Cinq leviers d'actions à activer
En tirant cette sonnette d'alarme, l'association cible cinq leviers d'action : elle invite les villes, comme l'a fait Strasbourg, à proposer aux femmes enceintes la fourniture d'un panier de fruits et légumes biologiques et une sensibilisation par un professionnel de santé aux perturbateurs endocriniens. Elle souhaite que soit appliquée une réglementation plus protectrice sur les pesticides. « Une pyréthrinoïde, la cyperméthrine, imprègne 100 % des femmes enceintes et des enfants, a rappelé Pierre-Michel Perninaud. Malgré un lourd dossier, avec une action de perturbation endocrinienne sur l'axe thyroïdien et hypothalamo-pituito-gonadique, son autorisation de mise sur le marché a été renouvelée. »
L'ALMP demande également une plus grande protection des riverains contre la dérive des pesticides. « Le ministère de l'agriculture a imposé une limite et un choix de distance de protection ridicule », a considéré Pierre-Michel Perninaud. L'association propose notamment un recul de 150 à 200 m des distances pour les écoles.
Autre requête : mettre en œuvre les 20 % au minimum d'alimentation bio et 50 % locale dans la restauration collective, un objectif de la loi Egalim aujourd'hui en souffrance. « L'intérêt est sanitaire et social, mais ce serait aussi un levier puissant pour un soutien à l'agriculture biologique, a estimé Pierre-Michel Perninaud. Le projet alimentaire territorial permet de s'affranchir de certaines difficultés liées aux appels d'offres. » Enfin, l'ALMP souhaiterait que les préjudices subis par les professionnels soient mieux reconnus car, aujourd'hui, les maladies professionnelles restent sous-déclarées.
Ces dernières propositions correspondent à celles soutenues pour les pesticides par des mutuelles. En février dernier, quatorze (2) d'entre elles ont interpellé le Premier ministre, Gabriel Attal, pour qu'il agisse pour la prévention et la réparation des préjudices liés à des expositions à des polluants.
« Comment est-il acceptable que trois ans après la mise en œuvre du fonds d'indemnisation des victimes de pesticides, alors qu'a été évalué à 10 000 le nombre de bénéficiaires, seulement 1 000 aujourd'hui en bénéficient, a interrogé Martin Rieussec-Fournier, président de la fondation Santé Environnement de La Mutuelle familiale, lors d'un colloque au Sénat le 5 février. Très peu a été fait pour faire connaître ce fonds. » Elles appellent également à ce que soient appliquée la loi au sujet de l'évaluation de la toxicité des pesticides avant autorisation à la vente.

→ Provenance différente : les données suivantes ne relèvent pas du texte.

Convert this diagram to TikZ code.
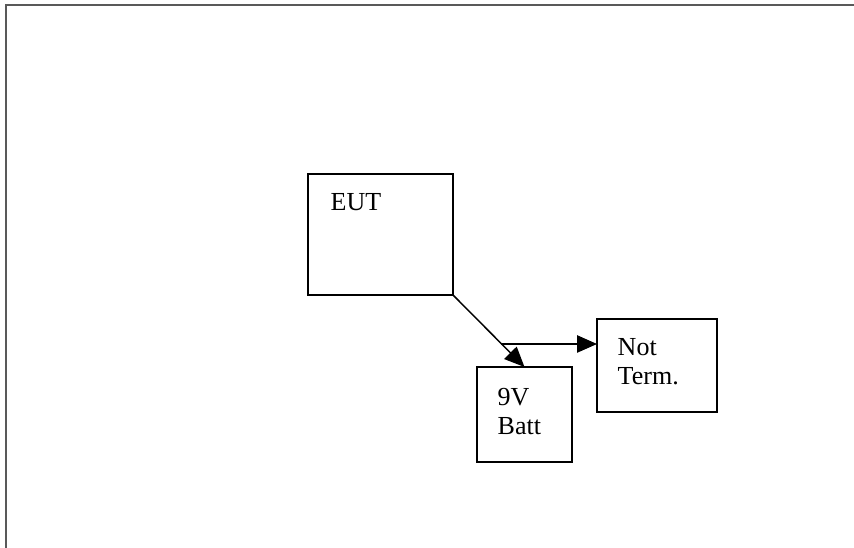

« Gabriel Attal, vous nous avez proposé un grand bond en arrière en mettant en pause le plan Écophyto – alors que 23 millions de Français ont une ou plusieurs maladies chroniques et un demi-million de Français déclenchent un cancer hormo-dépendant, nous vous proposons un grand bond en avant qui s'appuie sur le scénario de l'Inrae qui propose une France et une Europe 100 % agroécologique », a lancé Martin Rieussec-Fournier.